▶ [The problem]: Leave out every picture. Copy exactly the lines from the one holding "Clone this chart in matplotlib." through the one holding "import numpy as np".

▶ [Dataset records]:
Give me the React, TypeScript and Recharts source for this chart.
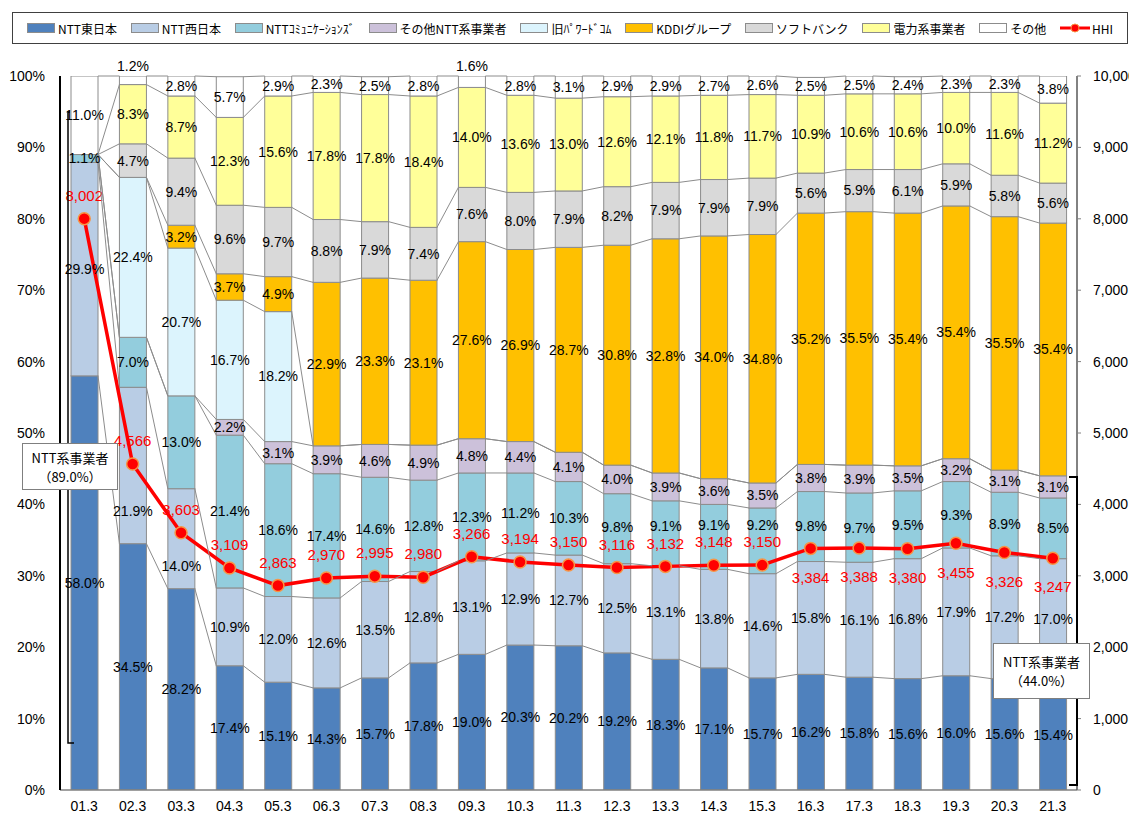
--
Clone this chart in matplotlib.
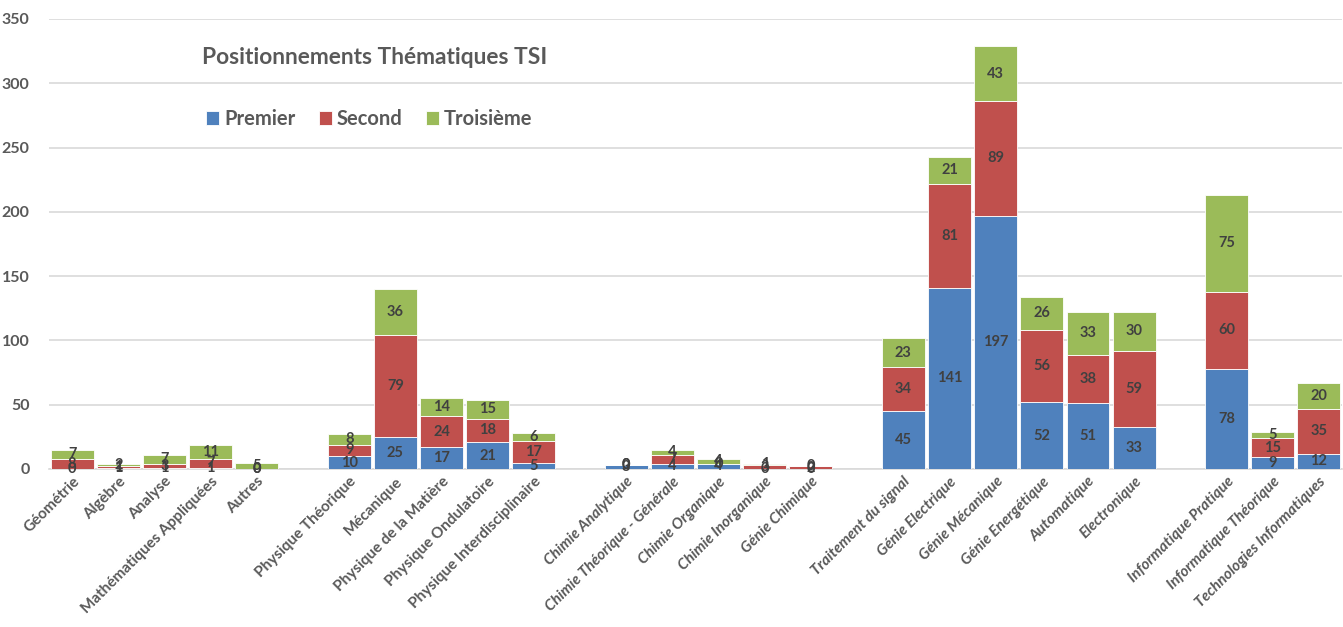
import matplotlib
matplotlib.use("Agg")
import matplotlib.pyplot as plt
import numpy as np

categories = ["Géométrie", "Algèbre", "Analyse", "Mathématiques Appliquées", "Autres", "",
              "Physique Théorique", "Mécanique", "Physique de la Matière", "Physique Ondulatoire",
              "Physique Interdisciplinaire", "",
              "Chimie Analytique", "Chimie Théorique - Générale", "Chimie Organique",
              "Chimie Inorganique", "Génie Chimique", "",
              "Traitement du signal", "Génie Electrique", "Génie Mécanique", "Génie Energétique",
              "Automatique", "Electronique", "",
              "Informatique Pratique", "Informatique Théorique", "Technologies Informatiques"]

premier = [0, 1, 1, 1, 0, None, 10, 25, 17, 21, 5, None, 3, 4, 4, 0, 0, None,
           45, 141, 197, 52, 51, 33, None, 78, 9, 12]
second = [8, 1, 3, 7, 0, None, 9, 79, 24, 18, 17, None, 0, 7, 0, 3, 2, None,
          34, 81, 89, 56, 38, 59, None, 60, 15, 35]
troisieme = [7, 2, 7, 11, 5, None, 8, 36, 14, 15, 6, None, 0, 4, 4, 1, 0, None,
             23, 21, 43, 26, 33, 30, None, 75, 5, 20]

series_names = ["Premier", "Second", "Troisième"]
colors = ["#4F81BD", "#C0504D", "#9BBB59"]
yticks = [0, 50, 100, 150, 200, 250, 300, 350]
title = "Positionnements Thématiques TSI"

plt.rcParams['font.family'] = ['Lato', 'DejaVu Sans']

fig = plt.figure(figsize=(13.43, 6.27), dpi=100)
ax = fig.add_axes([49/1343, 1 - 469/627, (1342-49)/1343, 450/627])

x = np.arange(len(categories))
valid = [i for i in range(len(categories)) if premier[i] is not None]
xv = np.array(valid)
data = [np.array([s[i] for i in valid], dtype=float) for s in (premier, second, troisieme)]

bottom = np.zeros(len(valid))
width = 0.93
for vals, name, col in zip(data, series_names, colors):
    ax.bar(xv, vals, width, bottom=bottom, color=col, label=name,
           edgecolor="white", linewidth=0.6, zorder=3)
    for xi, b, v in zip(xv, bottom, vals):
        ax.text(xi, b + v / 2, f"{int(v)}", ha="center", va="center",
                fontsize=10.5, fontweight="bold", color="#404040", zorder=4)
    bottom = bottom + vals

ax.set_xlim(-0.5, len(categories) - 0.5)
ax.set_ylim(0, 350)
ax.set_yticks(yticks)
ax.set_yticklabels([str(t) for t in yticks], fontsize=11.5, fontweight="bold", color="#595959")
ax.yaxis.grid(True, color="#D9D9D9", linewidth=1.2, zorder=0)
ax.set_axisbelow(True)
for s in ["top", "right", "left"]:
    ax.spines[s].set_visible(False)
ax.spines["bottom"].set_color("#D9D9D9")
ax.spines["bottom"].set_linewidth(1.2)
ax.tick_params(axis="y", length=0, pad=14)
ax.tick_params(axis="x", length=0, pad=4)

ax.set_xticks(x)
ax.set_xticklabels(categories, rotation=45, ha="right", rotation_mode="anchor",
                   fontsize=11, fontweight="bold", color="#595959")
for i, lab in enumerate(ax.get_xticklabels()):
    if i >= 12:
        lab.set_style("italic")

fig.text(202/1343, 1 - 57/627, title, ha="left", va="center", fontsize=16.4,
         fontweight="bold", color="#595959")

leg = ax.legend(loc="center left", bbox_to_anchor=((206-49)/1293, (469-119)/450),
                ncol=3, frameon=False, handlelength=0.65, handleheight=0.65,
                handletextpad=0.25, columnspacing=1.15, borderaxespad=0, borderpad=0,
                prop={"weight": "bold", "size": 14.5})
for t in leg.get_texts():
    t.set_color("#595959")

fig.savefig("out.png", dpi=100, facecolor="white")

▶ [The result]:
Clone this chart in matplotlib.
import matplotlib
matplotlib.use("Agg")
import matplotlib.pyplot as plt
import numpy as np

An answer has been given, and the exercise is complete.